Near-field microscopy for nanoscale materials characterization  
Guest Speaker
Dr. Joanna Atkin  
Guest Affiliation
Department of Chemistry University of North Carolina  
Thursday, February 17, 2022 3:55 pm - 4:55 pm  
Zoom Meeting  

Semiconducting nanostructures have been proposed as material platforms for a wide variety of photonic, electronic, and photovoltaic elements. In order to realize these applications, careful design and characterization of electronic properties such as dopant concentration, activation, and distribution are needed. I will discuss the use of near-field optical microscopy as a non-destructive method for chemical, structural, and electronic imaging in nanomaterials, focusing on a specific application, the study of axially-doped silicon nanowires (SiNWs).

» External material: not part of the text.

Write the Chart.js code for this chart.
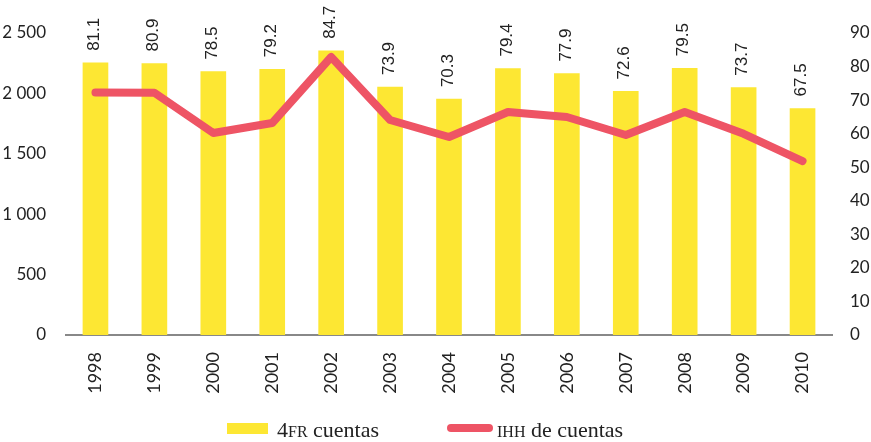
<!DOCTYPE html>
<html>
<head>
<meta charset="utf-8">
<script src="https://cdn.jsdelivr.net/npm/chart.js@4"></script>
<style>
  body { margin: 0; background: #fff; }
  #wrap { position: relative; width: 871px; height: 442px; }
  .leg { position: absolute; font-family: "Liberation Serif", serif; font-size: 22px; color: #222; line-height: 24px; }
  .sc { font-variant: small-caps; font-size: 23px; }
  .box { position: absolute; }
</style>
</head>
<body>
<div id="wrap">
  <canvas id="chart"></canvas>
  <div class="box" style="left:227px;top:423px;width:41px;height:11px;background:#fde733;"></div>
  <div class="leg" style="left:277px;top:418px;">4<span class="sc">fr</span> cuentas</div>
  <div class="box" style="left:447px;top:424px;width:46px;height:8px;border-radius:4px;background:#ee5465;"></div>
  <div class="leg" style="left:497px;top:418px;"><span class="sc">ihh</span> de cuentas</div>
</div>
<script>
// Données
const years = ["1998", "1999", "2000", "2001", "2002", "2003", "2004", "2005", "2006", "2007", "2008", "2009", "2010"];
const cuentas4fr = [81.1, 80.9, 78.5, 79.2, 84.7, 73.9, 70.3, 79.4, 77.9, 72.6, 79.5, 73.7, 67.5];
const ihhCuentas = [2008, 2005, 1672, 1755, 2301, 1780, 1639, 1846, 1805, 1656, 1846, 1665, 1440];
const leftTicks = [0, 500, 1000, 1500, 2000, 2500];
const rightTicks = [0, 10, 20, 30, 40, 50, 60, 70, 80, 90];

// Étiquettes verticales au-dessus des barres
const barLabels = {
  id: "barLabels",
  afterDatasetsDraw(chart) {
    const ctx = chart.ctx;
    const meta = chart.getDatasetMeta(0);
    ctx.save();
    ctx.font = "17px 'Liberation Sans', Arial, sans-serif";
    ctx.fillStyle = "#222";
    ctx.textAlign = "left";
    ctx.textBaseline = "middle";
    meta.data.forEach((bar, i) => {
      ctx.save();
      ctx.translate(bar.x - 1, bar.y - 12);
      ctx.rotate(-Math.PI / 2);
      ctx.fillText(cuentas4fr[i].toFixed(1), 0, 0);
      ctx.restore();
    });
    ctx.restore();
  },
};

const tickFont = { family: "Lato, sans-serif", size: 17 };

new Chart(document.getElementById("chart"), {
  data: {
    labels: years,
    datasets: [
      {
        type: "bar",
        label: "4FR cuentas",
        data: cuentas4fr,
        yAxisID: "y1",
        backgroundColor: "#fde733",
        barThickness: 25,
        order: 2,
      },
      {
        type: "line",
        label: "IHH de cuentas",
        data: ihhCuentas,
        yAxisID: "y",
        borderColor: "#ee5465",
        borderWidth: 8,
        pointRadius: 0,
        tension: 0,
        borderCapStyle: "round",
        borderJoinStyle: "round",
        order: 1,
      },
    ],
  },
  plugins: [barLabels],
  options: {
    responsive: true,
    maintainAspectRatio: false,
    animation: false,
    layout: { padding: { top: 33 } },
    plugins: {
      legend: { display: false },
      tooltip: { enabled: false },
    },
    scales: {
      x: {
        offset: true,
        grid: { display: false },
        border: { color: "#888", width: 2 },
        ticks: { font: { family: "Lato, sans-serif", size: 18 }, color: "#222", minRotation: 90, maxRotation: 90, padding: 9 },
        afterFit(scale) { scale.height = 107; },
      },
      y: {
        position: "left",
        min: 0,
        max: 2500,
        afterBuildTicks(scale) { scale.ticks = leftTicks.map((v) => ({ value: v })); },
        grid: { display: false },
        border: { display: false },
        ticks: {
          font: tickFont,
          color: "#222",
          padding: 12,
          callback: (v) => (v >= 1000 ? String(v).replace(/(\d)(\d{3})$/, "$1 $2") : String(v)),
        },
        afterFit(scale) { scale.width = 66; },
      },
      y1: {
        position: "right",
        min: 0,
        max: 90,
        afterBuildTicks(scale) { scale.ticks = rightTicks.map((v) => ({ value: v })); },
        grid: { display: false },
        border: { display: false },
        ticks: { font: tickFont, color: "#222", padding: 10 },
        afterFit(scale) { scale.width = 39; },
      },
    },
  },
});
</script>
</body>
</html>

We can detect local changes in the electrically-active doping concentration from the free-carrier absorption in both n- type and p-type doped SiNWs. The < 20 nm spatial resolution allows us to directly measure dopant transition abruptness and charge carrier properties in the vicinity of interfaces in single and multi-junction SiNWs, both in the infrared and the microwave spectral regimes. However, the tip is perturbative in terms of both the electromagnetic wave (frequency-resolved) and electrostatic (charge carrier redistribution) interactions, and this affects the measured results, an important consideration in nanostructured materials especially. Our results demonstrate the utility of near-field spectroscopy in probing local properties of nanomaterials, but emphasize the little-understood convolutional role of the tip in many forms of scanning probe microscopy.